Issue (i): Whether an unregistered foreign company could be brought within section 153 of the Indian Companies Act and whether the court had jurisdiction to entertain the application by creditors before and after a winding-up order.
Analysis: The provision was treated as applicable both to a going company and to a company in liquidation. An unregistered foreign company was held to fall within the expression "company liable to be wound up", and the word "court" was construed contextually so that the provision would not be rendered ineffective for such a company. The application was also held maintainable at the instance of creditors, not merely the liquidator, even after a winding-up order.
Conclusion: The application under section 153 was maintainable and the court had jurisdiction to entertain it.
Issue (ii): Whether, in the circumstances of a foreign company with parallel liquidation proceedings, this court should direct meetings of creditors and shareholders to consider the proposed scheme of arrangement.
Analysis: The court held that parallel proceedings in different jurisdictions did not bar a scheme being initiated in this court. The scheme could be proposed and tested before the creditors, with the understanding that effectiveness on the whole concern would depend on adoption by the other courts concerned. The statutory power was viewed as designed to ascertain the wishes of creditors and members, and the court emphasised that the scheme should be considered on correct and updated information.
Conclusion: Directions for meetings of creditors and shareholders were warranted.
Issue (iii): Whether the objections to the proposed scheme were so fundamental that the court should refuse to circulate it and decline to convene meetings.
Analysis: The objections, including alleged impracticability, alleged unfairness to creditors, and doubts about the financial basis of the proposal, were held not to justify rejection at the proposal stage.
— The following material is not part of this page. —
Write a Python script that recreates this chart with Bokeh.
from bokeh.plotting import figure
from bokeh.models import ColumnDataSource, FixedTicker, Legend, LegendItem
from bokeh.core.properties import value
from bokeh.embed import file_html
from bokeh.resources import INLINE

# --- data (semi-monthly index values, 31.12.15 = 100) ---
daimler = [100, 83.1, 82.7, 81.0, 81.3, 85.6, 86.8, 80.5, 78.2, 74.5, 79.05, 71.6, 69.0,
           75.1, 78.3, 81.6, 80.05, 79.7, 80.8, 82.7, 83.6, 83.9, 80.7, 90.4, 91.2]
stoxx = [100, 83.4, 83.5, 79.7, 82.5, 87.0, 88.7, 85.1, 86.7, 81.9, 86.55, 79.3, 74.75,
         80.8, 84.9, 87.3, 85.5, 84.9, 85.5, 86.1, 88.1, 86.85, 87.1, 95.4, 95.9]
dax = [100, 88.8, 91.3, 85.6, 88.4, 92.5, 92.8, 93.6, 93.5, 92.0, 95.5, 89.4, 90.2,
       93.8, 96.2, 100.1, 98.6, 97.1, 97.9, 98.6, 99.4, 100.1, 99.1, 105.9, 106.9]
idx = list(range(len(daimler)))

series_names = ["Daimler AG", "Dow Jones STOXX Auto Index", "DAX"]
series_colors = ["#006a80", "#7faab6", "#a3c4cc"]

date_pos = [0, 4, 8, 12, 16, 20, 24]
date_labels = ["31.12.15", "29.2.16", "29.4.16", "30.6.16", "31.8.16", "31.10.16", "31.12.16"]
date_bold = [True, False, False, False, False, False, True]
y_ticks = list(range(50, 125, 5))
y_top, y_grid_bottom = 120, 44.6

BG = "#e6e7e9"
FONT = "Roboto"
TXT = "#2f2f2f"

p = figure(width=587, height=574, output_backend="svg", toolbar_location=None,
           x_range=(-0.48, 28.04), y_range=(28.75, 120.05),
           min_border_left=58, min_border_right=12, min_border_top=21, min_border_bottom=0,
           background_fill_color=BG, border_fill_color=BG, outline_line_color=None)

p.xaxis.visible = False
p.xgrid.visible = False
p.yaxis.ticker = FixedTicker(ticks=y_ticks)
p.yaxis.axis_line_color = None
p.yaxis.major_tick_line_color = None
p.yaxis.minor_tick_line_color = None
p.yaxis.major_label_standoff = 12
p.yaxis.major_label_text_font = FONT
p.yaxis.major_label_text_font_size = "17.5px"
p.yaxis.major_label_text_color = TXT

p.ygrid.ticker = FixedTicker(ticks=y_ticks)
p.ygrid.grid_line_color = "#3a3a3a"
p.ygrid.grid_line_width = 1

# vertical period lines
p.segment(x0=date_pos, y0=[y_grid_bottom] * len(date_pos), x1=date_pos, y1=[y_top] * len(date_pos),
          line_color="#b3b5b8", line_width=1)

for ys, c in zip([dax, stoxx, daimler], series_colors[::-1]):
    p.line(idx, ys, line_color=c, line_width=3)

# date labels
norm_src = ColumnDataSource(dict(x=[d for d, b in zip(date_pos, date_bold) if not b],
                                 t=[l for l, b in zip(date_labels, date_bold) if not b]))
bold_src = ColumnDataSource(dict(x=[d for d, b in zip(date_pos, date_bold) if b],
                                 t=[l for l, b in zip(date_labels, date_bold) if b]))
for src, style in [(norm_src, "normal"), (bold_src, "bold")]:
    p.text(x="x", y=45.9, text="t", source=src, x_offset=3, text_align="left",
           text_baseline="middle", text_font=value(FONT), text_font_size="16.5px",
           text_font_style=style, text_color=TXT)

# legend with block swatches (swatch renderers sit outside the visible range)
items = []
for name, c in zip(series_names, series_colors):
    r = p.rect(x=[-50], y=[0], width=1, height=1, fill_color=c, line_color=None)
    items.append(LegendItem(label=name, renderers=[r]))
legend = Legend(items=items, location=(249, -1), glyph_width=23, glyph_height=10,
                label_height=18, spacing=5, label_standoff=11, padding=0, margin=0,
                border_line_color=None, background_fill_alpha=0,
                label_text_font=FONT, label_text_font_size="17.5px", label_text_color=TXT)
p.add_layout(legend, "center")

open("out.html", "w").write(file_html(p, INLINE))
Most objections were capable of modification by the creditors themselves. The court therefore required a further report from the liquidators and, once the updated financial material showed the scheme's basis was not untenable, directed that the scheme be placed before the creditors and shareholders.
Conclusion: The scheme was not rejected at the threshold and was ordered to be circulated for consideration.
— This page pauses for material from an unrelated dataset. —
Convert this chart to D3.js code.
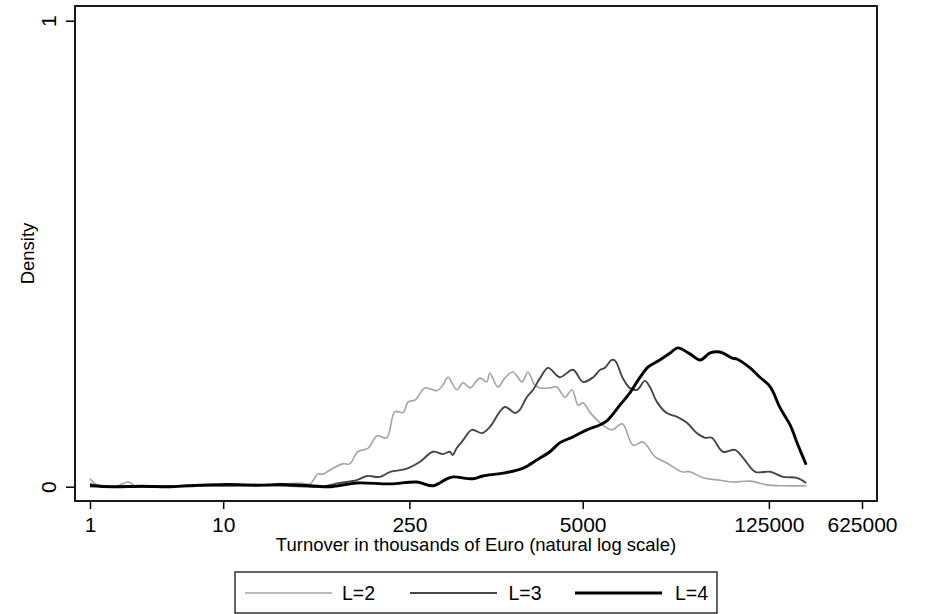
<!DOCTYPE html>
<html lang="en">
<head>
<meta charset="UTF-8">
<title>Turnover density</title>
<script src="https://cdn.jsdelivr.net/npm/d3@7"></script>
<style>
  body { margin: 0; background: #fff; }
  svg { display: block; font-family: "Liberation Sans", Arial, sans-serif; }
</style>
</head>
<body>
<svg id="chart" width="926" height="614"></svg>
<script>
// x values are ln(turnover in thousands of euro), y values are kernel densities
var lnX2 = [0, 0.12, 0.45, 0.66, 0.8, 1.4, 1.8, 2.3, 2.8, 3.2, 3.63, 3.8, 3.94, 4.03, 4.15, 4.37, 4.49, 4.63, 4.81, 4.96, 5.13, 5.27, 5.41, 5.5, 5.62, 5.79, 6.0, 6.1, 6.19, 6.34, 6.45, 6.57, 6.74, 6.86, 6.91, 7.05, 7.17, 7.31, 7.47, 7.57, 7.69, 7.78, 7.95, 8.07, 8.21, 8.33, 8.44, 8.52, 8.64, 8.82, 9.02, 9.2, 9.39, 9.56, 9.77, 9.97, 10.23, 10.37, 10.6, 10.89, 11.12, 11.41, 11.7, 11.98, 12.38];
var dens2 = [0.017, 0.004, 0.001, 0.010, 0.001, 0.001, 0.004, 0.002, 0.005, 0.003, 0.008, 0.006, 0.027, 0.027, 0.036, 0.049, 0.049, 0.075, 0.083, 0.109, 0.105, 0.161, 0.159, 0.182, 0.186, 0.212, 0.206, 0.218, 0.235, 0.208, 0.223, 0.212, 0.233, 0.225, 0.244, 0.214, 0.233, 0.246, 0.225, 0.246, 0.218, 0.212, 0.212, 0.214, 0.192, 0.208, 0.175, 0.180, 0.160, 0.137, 0.122, 0.135, 0.089, 0.096, 0.064, 0.051, 0.032, 0.032, 0.019, 0.014, 0.010, 0.012, 0.004, 0.002, 0.002];

var lnX3 = [0, 0.2, 0.6, 1.2, 1.8, 2.4, 3.0, 3.6, 4.0, 4.32, 4.61, 4.79, 5.01, 5.19, 5.39, 5.5, 5.7, 5.93, 6.1, 6.22, 6.27, 6.34, 6.45, 6.6, 6.78, 6.91, 7.17, 7.35, 7.43, 7.55, 7.66, 7.78, 7.92, 8.12, 8.35, 8.52, 8.7, 8.82, 8.9, 9.02, 9.08, 9.21, 9.33, 9.46, 9.59, 9.68, 9.8, 9.97, 10.15, 10.32, 10.49, 10.63, 10.75, 10.94, 11.15, 11.29, 11.5, 11.76, 11.98, 12.22, 12.38];
var dens3 = [0.006, 0.000, 0.001, 0.000, 0.003, 0.002, 0.003, 0.001, 0.000, 0.008, 0.014, 0.023, 0.021, 0.032, 0.036, 0.040, 0.053, 0.075, 0.070, 0.075, 0.068, 0.083, 0.100, 0.122, 0.115, 0.128, 0.171, 0.158, 0.165, 0.192, 0.208, 0.233, 0.255, 0.235, 0.251, 0.225, 0.235, 0.251, 0.255, 0.272, 0.270, 0.233, 0.212, 0.208, 0.227, 0.214, 0.182, 0.158, 0.150, 0.137, 0.115, 0.105, 0.105, 0.075, 0.079, 0.062, 0.032, 0.032, 0.021, 0.019, 0.008];

var lnX4 = [0, 0.4, 0.9, 1.4, 1.9, 2.4, 2.9, 3.3, 3.8, 4.17, 4.61, 5.19, 5.65, 5.93, 6.17, 6.28, 6.62, 6.79, 7.14, 7.49, 7.73, 7.95, 8.12, 8.35, 8.59, 8.82, 8.95, 9.16, 9.33, 9.51, 9.65, 9.85, 10.03, 10.16, 10.37, 10.55, 10.72, 10.89, 11.1, 11.18, 11.41, 11.58, 11.76, 11.93, 12.1, 12.24, 12.38];
var dens4 = [0.002, 0.000, 0.001, 0.000, 0.003, 0.005, 0.003, 0.005, 0.002, 0.000, 0.008, 0.006, 0.010, 0.002, 0.017, 0.021, 0.017, 0.023, 0.029, 0.040, 0.058, 0.075, 0.094, 0.107, 0.122, 0.133, 0.143, 0.175, 0.201, 0.235, 0.257, 0.272, 0.287, 0.298, 0.285, 0.272, 0.287, 0.289, 0.276, 0.274, 0.255, 0.235, 0.214, 0.169, 0.133, 0.089, 0.047];

var xTickVals = [1, 10, 250, 5000, 125000, 625000];
var yTickVals = [0, 1];
var seriesNames = ["L=2", "L=3", "L=4"];
var colors = ["#a3a3a3", "#454545", "#000000"];
var widths = [1.6, 1.9, 2.9];

var svg = d3.select("#chart");
var frame = {left: 75, top: 6, right: 877, bottom: 501};

var xScale = d3.scaleLinear().domain([0, Math.log(625000)]).range([90, 862]);
var yScale = d3.scaleLinear().domain([0, 1]).range([486.7, 20.7]);

// plot frame
svg.append("rect")
  .attr("x", frame.left).attr("y", frame.top)
  .attr("width", frame.right - frame.left).attr("height", frame.bottom - frame.top)
  .attr("fill", "none").attr("stroke", "#000").attr("stroke-width", 1.8);

// x axis
var xAxis = d3.axisBottom(xScale)
  .tickValues(xTickVals.map(function(v) { return Math.log(v); }))
  .tickFormat(function(d, i) { return xTickVals[i]; })
  .tickSize(8).tickPadding(8);
var gx = svg.append("g").attr("transform", "translate(0," + frame.bottom + ")").call(xAxis);
gx.select(".domain").remove();
gx.selectAll("line").attr("stroke", "#000").attr("stroke-width", 1.5);
gx.selectAll("text").attr("font-size", 21).attr("fill", "#000")
  .attr("font-family", "Liberation Sans, Arial, sans-serif");

// y axis
var yAxis = d3.axisLeft(yScale).tickValues(yTickVals).tickFormat(d3.format("d")).tickSize(9).tickPadding(0);
var gy = svg.append("g").attr("transform", "translate(" + frame.left + ",0)").call(yAxis);
gy.select(".domain").remove();
gy.selectAll("line").attr("stroke", "#000").attr("stroke-width", 1.5);
gy.selectAll("text")
  .attr("font-size", 21).attr("fill", "#000")
  .attr("font-family", "Liberation Sans, Arial, sans-serif")
  .attr("x", 0).attr("dy", 0)
  .attr("text-anchor", "middle")
  .attr("transform", "translate(-19,0) rotate(-90)");

// axis titles
svg.append("text")
  .attr("x", (frame.left + frame.right) / 2).attr("y", 551)
  .attr("text-anchor", "middle").attr("font-size", 18.5)
  .text("Turnover in thousands of Euro (natural log scale)");
svg.append("text")
  .attr("transform", "translate(33.5," + ((frame.top + frame.bottom) / 2) + ") rotate(-90)")
  .attr("text-anchor", "middle").attr("font-size", 18.5)
  .text("Density");

// density curves
var line = d3.line()
  .x(function(d) { return xScale(d[0]); })
  .y(function(d) { return yScale(d[1]); })
  .curve(d3.curveCatmullRom.alpha(0.5));

var series = [
  d3.zip(lnX2, dens2),
  d3.zip(lnX3, dens3),
  d3.zip(lnX4, dens4)
];

svg.selectAll("path.curve")
  .data(series)
  .enter()
  .append("path")
  .attr("class", "curve")
  .attr("fill", "none")
  .attr("stroke", function(d, i) { return colors[i]; })
  .attr("stroke-width", function(d, i) { return widths[i]; })
  .attr("stroke-linejoin", "round")
  .attr("d", line);

// legend
var legend = svg.append("g");
legend.append("rect")
  .attr("x", 235).attr("y", 572).attr("width", 482).attr("height", 41)
  .attr("fill", "#fff").attr("stroke", "#000").attr("stroke-width", 1.2);
var items = legend.selectAll("g.item")
  .data(seriesNames)
  .enter()
  .append("g")
  .attr("class", "item")
  .attr("transform", function(d, i) { return "translate(" + (245 + i * 165) + ",593)"; });
items.append("line")
  .attr("x1", 0).attr("x2", 87).attr("y1", 0).attr("y2", 0)
  .attr("stroke", function(d, i) { return colors[i]; })
  .attr("stroke-width", function(d, i) { return widths[i]; });
items.append("text")
  .attr("x", function(d, i) { return 97 + i * 1.5; }).attr("y", 7)
  .attr("font-size", 19.5)
  .text(function(d) { return d; });
</script>
</body>
</html>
Final Conclusion: The judgment sustained the court's jurisdiction over the foreign company, recognised creditor standing under the compromise provision, and directed that the proposed reconstruction scheme be considered by meetings of the relevant classes on the basis of updated financial information.
Ratio Decidendi: A foreign unregistered company liable to be wound up can be treated as within the compromise provision, and the court should not refuse to convene meetings unless the proposed scheme is illegal or incapable of meaningful modification.